At one time it seemed as if Trinity might take a lead in the Tractarian movement; but the influence possibly of Ingram and Haddan directed the attention of their pupils to historical studies, at first ecclesiastical, but afterwards of a more general character. It is too early at present to estimate the exact place of individuals in the literature of the nineteenth century; but among those who will be said to have “flourished” since 1800, and by whose work the influence of Trinity on the period may be judged, may be mentioned the late Archdeacon Randall, Rev. Isaac Williams the poet and theologian, Rev. W. J. Copeland, J. W. Bowden, Rev. W. H. Guillemard, Sir G. K. Rickards, Rev. A. W. Haddan, the elder Herman Merivale, Mountague Bernard the international jurist, Bishops Claughton of St. Alban’s, Stubbs of Oxford, Basil Jones of St. David’s, and Davidson of Rochester, Vere (Lord) Hobart Governor of Madras, Roundell Palmer Earl of Selborne, Ralph (Lord) Lingen, Professors Rawlinson, Freeman, Dicey, Sanday, Bryce, Pelham, Ramsay, Rev. Sir G. Cox, Rev. North Pinder, Rev. Isaac Gregory Smith, Bosworth Smith, the travellers William Gifford Palgrave and Sir Richard Burton, to omit more junior present and recent members of the foundation and commoners. Some of those mentioned when scholars were famed for the “Trinity ἦθος,” which denoted “considerable classical attainments and certain theological susceptibilities.”
The annals of the College during this period can only be glanced at. Dr. James Ingram, president 1824-1850, was well known as one of the first authorities on English antiquities and Anglo-Saxon literature: by the undergraduates he was looked upon as what an old pupil has called a “physical force man.” He left to the College a large and valuable collection of topographical and antiquarian books. The next president, Dr. John Wilson, of whose great care for the College estates and archives many striking proofs remain, was one of those Heads of Houses who adopted a non possumus attitude towards the first University Commission; he resigned in 1866, and retired to Woodperry House, where he died in 1873. His successor, the Rev. Samuel William Wayte, had been one of the secretaries to the Commissioners; he conferred great benefits on the College by his careful management of the property, and exercised considerable influence in the University. In 1878 he retired to Clifton, where he still lives. In electing in his place the Rev. John Percival, head master of Clifton College, who had never been on the books of Trinity, the fellows took a step unusual but not unprecedented in College history; in 1887 he resigned, on accepting the headmastership of Rugby School. Under Dr. Percival the new statutes of the Commission of 1877-81 came into force; to them is due a slight increase which has taken place in the number of Scholars.
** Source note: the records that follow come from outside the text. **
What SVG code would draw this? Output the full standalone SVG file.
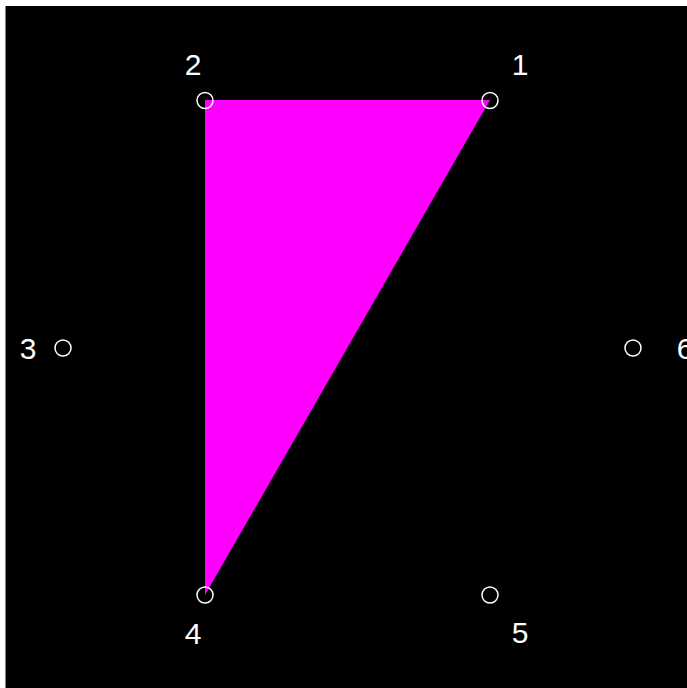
<svg xmlns="http://www.w3.org/2000/svg" width="687" height="688" viewBox="0 0 687 688">
<style>
.pt{fill:none;stroke:#fff;stroke-width:1.5}
.lb{fill:#fff;font-family:"Liberation Sans",Arial,sans-serif;font-size:30px;text-anchor:middle}
</style>
<rect x="0" y="0" width="687" height="688" fill="#fff"/>
<rect x="5" y="6" width="1" height="682" fill="#808080"/>
<rect x="6" y="6" width="681" height="682" fill="#000"/>
<polygon points="205,100 490,100 205,595" fill="#ff00ff"/>
<g id="n1"><circle class="pt" cx="490" cy="100.5" r="8"/><text class="lb" x="520" y="75">1</text></g>
<g id="n2"><circle class="pt" cx="205" cy="100.5" r="8"/><text class="lb" x="193" y="75">2</text></g>
<g id="n3"><circle class="pt" cx="63" cy="348" r="8"/><text class="lb" x="28" y="359">3</text></g>
<g id="n4"><circle class="pt" cx="205" cy="595" r="8"/><text class="lb" x="193" y="644">4</text></g>
<g id="n5"><circle class="pt" cx="490" cy="595" r="8"/><text class="lb" x="520" y="643">5</text></g>
<g id="n6"><circle class="pt" cx="633" cy="348" r="8"/><text class="lb" x="685" y="359">6</text></g>
<g id="connectors"></g>
</svg>
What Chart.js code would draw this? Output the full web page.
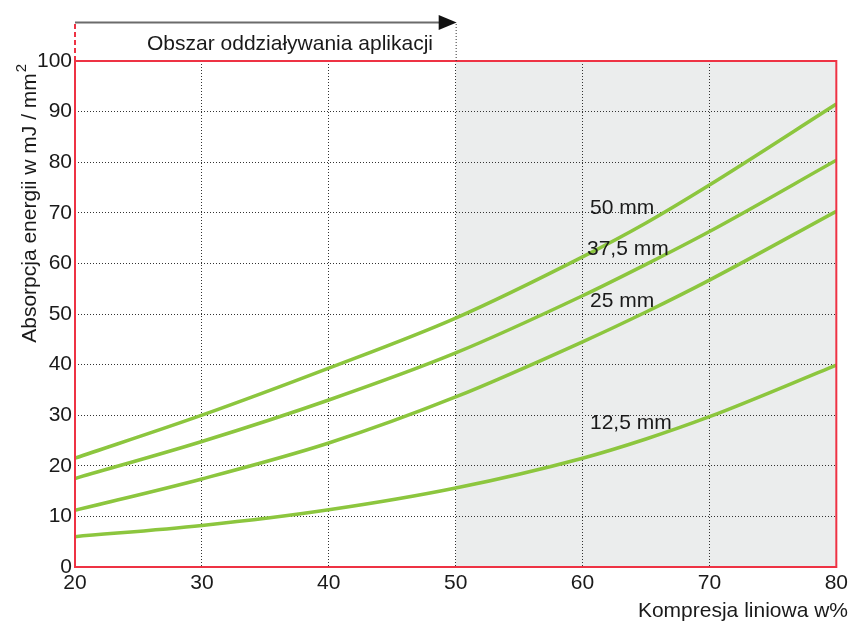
<!DOCTYPE html>
<html>
<head>
<meta charset="utf-8">
<script src="https://cdn.jsdelivr.net/npm/chart.js@4.4.0/dist/chart.umd.min.js"></script>
<style>
  html, body { margin: 0; padding: 0; background: #fff; }
  #wrap { width: 852px; height: 623px; }
</style>
</head>
<body>
<div id="wrap"><canvas id="myChart" width="852" height="623"></canvas></div>
<script>
// compression (x) values and energy absorption for each foam thickness
const compression = [20, 30, 40, 50, 60, 65, 70, 80];
const mm50   = [21.5, 30.0, 39.3, 49.2, 61.3, 68.0, 75.5, 91.5];
const mm37_5 = [17.5, 24.8, 33.0, 42.3, 53.6, 59.8, 66.3, 80.4];
const mm25   = [11.2, 17.4, 24.5, 33.6, 44.5, 50.4, 56.7, 70.3];
const mm12_5 = [6.0, 8.2, 11.3, 15.6, 21.5, 25.3, 29.7, 39.9];

const seriesNames = ['50 mm', '37,5 mm', '25 mm', '12,5 mm'];
const labelPos = [[590, 214], [587, 255], [590, 307], [590, 429]]; // label anchors in px

const xTicks = [20, 30, 40, 50, 60, 70, 80];
const yTicks = [0, 10, 20, 30, 40, 50, 60, 70, 80, 90, 100];

const green = '#8cc63e';
const red = '#ee3344';
const FONT = 'Liberation Sans, Arial, sans-serif';

function pts(ys) {
  return compression.map((x, i) => ({ x: x, y: ys[i] }));
}

// shaded area, frame, arrow, labels
const decor = {
  id: 'decor',
  beforeDraw(chart) {
    const { ctx, chartArea: a, scales } = chart;
    const x50 = scales.x.getPixelForValue(50);
    ctx.save();
    ctx.fillStyle = '#ebeded';
    ctx.fillRect(x50, a.top, a.right - x50, a.bottom - a.top);
    ctx.restore();
  },
  afterDraw(chart) {
    const { ctx, chartArea: a, scales } = chart;
    const x50 = scales.x.getPixelForValue(50);
    ctx.save();
    ctx.strokeStyle = red;
    ctx.lineWidth = 2;
    ctx.strokeRect(a.left, a.top, a.right - a.left, a.bottom - a.top);

    // red dashed extension on the left
    ctx.setLineDash([5, 3]);
    ctx.beginPath();
    ctx.moveTo(a.left, a.top);
    ctx.lineTo(a.left, 22);
    ctx.stroke();

    // dotted line at 50 up to arrow
    ctx.setLineDash([1, 2]);
    ctx.strokeStyle = '#333';
    ctx.lineWidth = 1;
    ctx.beginPath();
    ctx.moveTo(x50 + 0.5, a.top);
    ctx.lineTo(x50 + 0.5, 22);
    ctx.stroke();
    ctx.setLineDash([]);

    // arrow
    ctx.strokeStyle = '#6b6b6b';
    ctx.lineWidth = 2;
    ctx.beginPath();
    ctx.moveTo(a.left, 22.5);
    ctx.lineTo(x50 - 12, 22.5);
    ctx.stroke();
    ctx.fillStyle = '#111';
    ctx.beginPath();
    ctx.moveTo(x50 - 17, 15);
    ctx.lineTo(x50 + 1, 22.5);
    ctx.lineTo(x50 - 17, 30);
    ctx.closePath();
    ctx.fill();

    ctx.fillStyle = '#1a1a1a';
    ctx.font = '21px ' + FONT;
    ctx.textAlign = 'center';
    ctx.textBaseline = 'alphabetic';
    ctx.fillText('Obszar oddziaływania aplikacji', 290, 50);

    // axis titles
    ctx.textAlign = 'right';
    ctx.fillText('Kompresja liniowa w%', 848, 617);

    ctx.save();
    ctx.translate(36, 208);
    ctx.rotate(-Math.PI / 2);
    ctx.textAlign = 'center';
    const t = 'Absorpcja energii w mJ / mm';
    ctx.fillText(t, 0, 0);
    const w = ctx.measureText(t).width;
    ctx.font = '15px ' + FONT;
    ctx.textAlign = 'left';
    ctx.fillText('2', w / 2 + 1, -10);
    ctx.restore();

    // series labels
    ctx.font = '21px ' + FONT;
    ctx.textAlign = 'left';
    seriesNames.forEach((n, i) => {
      ctx.fillText(n, labelPos[i][0], labelPos[i][1]);
    });
    ctx.restore();
  }
};

const gridOpts = {
  color: '#333',
  lineWidth: 1,
  drawTicks: false
};

const myChart = new Chart(document.querySelector('#myChart').getContext('2d'), {
  type: 'scatter',
  data: {
    datasets: [mm50, mm37_5, mm25, mm12_5].map((ys, i) => ({
      label: seriesNames[i],
      data: pts(ys),
      showLine: true,
      borderColor: green,
      backgroundColor: green,
      borderWidth: 3.5,
      pointRadius: 0,
      cubicInterpolationMode: 'monotone'
    }))
  },
  options: {
    responsive: false,
    animation: false,
    layout: { padding: { top: 61, right: 15, left: 0, bottom: 0 } },
    plugins: { legend: { display: false }, tooltip: { enabled: false } },
    scales: {
      x: {
        type: 'linear',
        min: 20, max: 80,
        afterBuildTicks: (s) => { s.ticks = xTicks.map(v => ({ value: v })); },
        afterFit: (s) => { s.height = 56; },
        grid: gridOpts,
        border: { display: false, dash: [1, 2] },
        ticks: { color: '#1a1a1a', font: { size: 21, family: FONT }, padding: 4, maxRotation: 0 }
      },
      y: {
        min: 0, max: 100,
        afterBuildTicks: (s) => { s.ticks = yTicks.map(v => ({ value: v })); },
        afterFit: (s) => { s.width = 75; },
        grid: gridOpts,
        border: { display: false, dash: [1, 2] },
        ticks: { color: '#1a1a1a', font: { size: 21, family: FONT }, padding: 3 }
      }
    }
  },
  plugins: [decor]
});
</script>
</body>
</html>
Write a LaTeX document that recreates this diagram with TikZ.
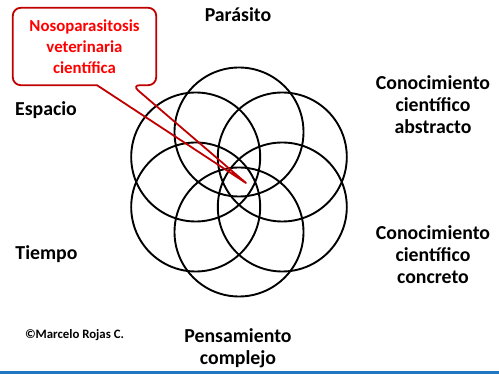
\documentclass[tikz,border=0pt]{standalone}
\usepackage{fontspec}
\setmainfont{Carlito}
\usepackage{xcolor}
\usetikzlibrary{calc}
\definecolor{calloutred}{HTML}{C00000}
\definecolor{textred}{HTML}{FF0000}
\definecolor{barblue}{HTML}{1F78C1}

\begin{document}
\begin{tikzpicture}[x=1pt, y=-1pt,
    ring/.style={draw=black, line width=1.9pt},
    label/.style={font=\fontsize{19.8}{22}\selectfont\bfseries, align=center, inner sep=0pt},
    bubble/.style={font=\fontsize{16.8}{21}\selectfont\bfseries, text=textred, align=center,
        inner sep=0pt, minimum width=143pt, minimum height=77pt},
    callline/.style={draw=calloutred, line width=1.8pt, line join=round}]
    \useasboundingbox (0,0) rectangle (499,374);

    % Draw rings
    \coordinate (ctr) at (239,182);
    \foreach \a in {30,90,...,330}
        \draw[ring] ($(ctr)+(\a:50)$) circle[radius=64.5];

    % Labels
    \node[label] (parasito) at (238,15) {Parásito};
    \node[label] (espacio) at (46,110) {Espacio};
    \node[label] (tiempo) at (46.5,254) {Tiempo};
    \node[label] (abstracto) at (433,105) {Conocimiento\\científico\\abstracto};
    \node[label] (concreto) at (433,255) {Conocimiento\\científico\\concreto};
    \node[label] (complejo) at (238,348) {Pensamiento\\complejo};
    \node[font=\fontsize{12.8}{14}\selectfont\bfseries, inner sep=0pt] (autor) at (74.5,335) {©Marcelo Rojas C.};

    % Callout
    \node[bubble] (callout) at (84.5,46.5) {Nosoparasitosis\\veterinaria\\científica};
    \coordinate (tip) at (246,183);
    \draw[callline, rounded corners=8pt] (callout.south west) -- (callout.north west) -- (callout.north east)
        -- (callout.south east) -- ($(callout.south)+(47.5,0)$) [sharp corners] -- (tip)
        -- ($(callout.south)+(12.5,0)$) [rounded corners=8pt] -- cycle;

    % Bottom bar
    \fill[barblue] (0,371.2) rectangle (499,374);
\end{tikzpicture}
\end{document}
The number of commoners had already exceeded the traditional limit of “forty men and forty horses,” and partly in consequence of this, it was determined to build; between 1883 and 1887 the large block of rooms and the new president’s lodgings in the front quadrangle, both by Mr. T. G. Jackson, were constructed; Kettell Hall was bought from Oriel, and the picturesque cottages on Broad Street and the old president’s house converted into college rooms. A large portion of the money necessary for these purposes was contributed by present and past members of the foundation, and other graduates of the College.
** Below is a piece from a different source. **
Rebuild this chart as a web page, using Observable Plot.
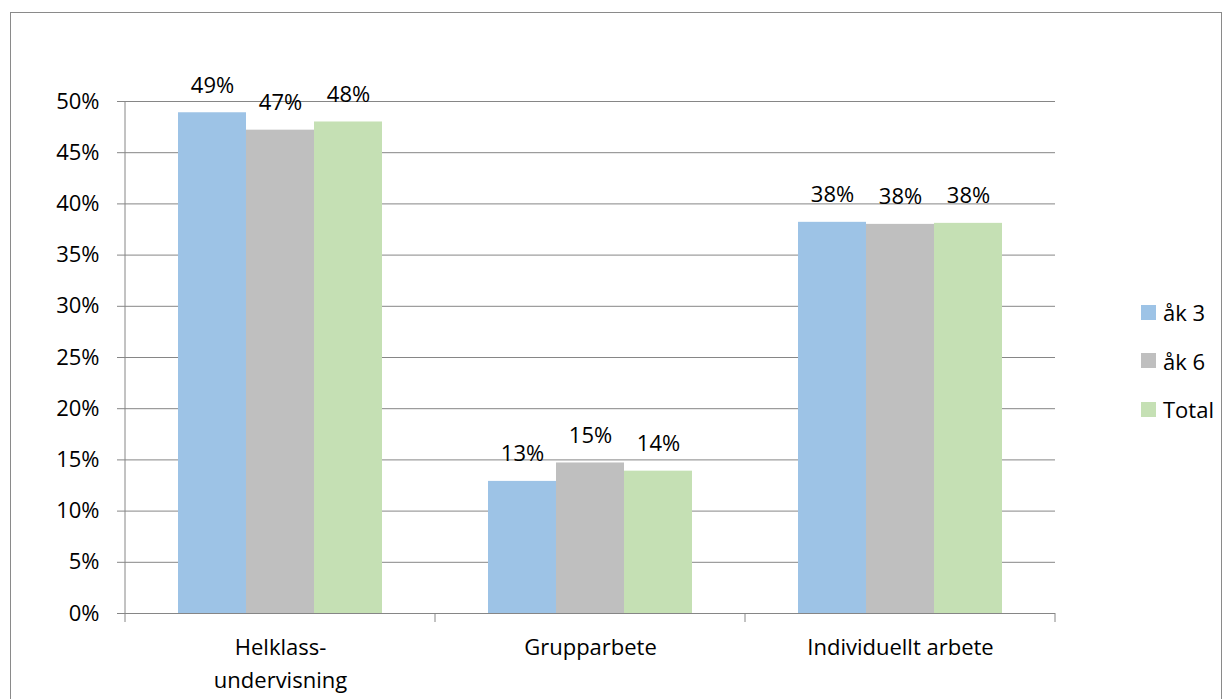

We may conclude by mentioning some other important benefactions of the present century. James Ford, B.D., rector of Navestock, left funds for the purchase of advowsons, and for exhibitions appropriated to certain schools; the Millard bequest provides an endowment for natural science. A present of money from a “Member of the College” has been spent on portraits for the hall; an organ for the chapel was given by President Wayte; and seven windows of stained-glass representing Durham College saints, have recently been given by the Rev. Henry George Woods, M.A., the present President, to whom this account of Trinity College may be appropriately inscribed.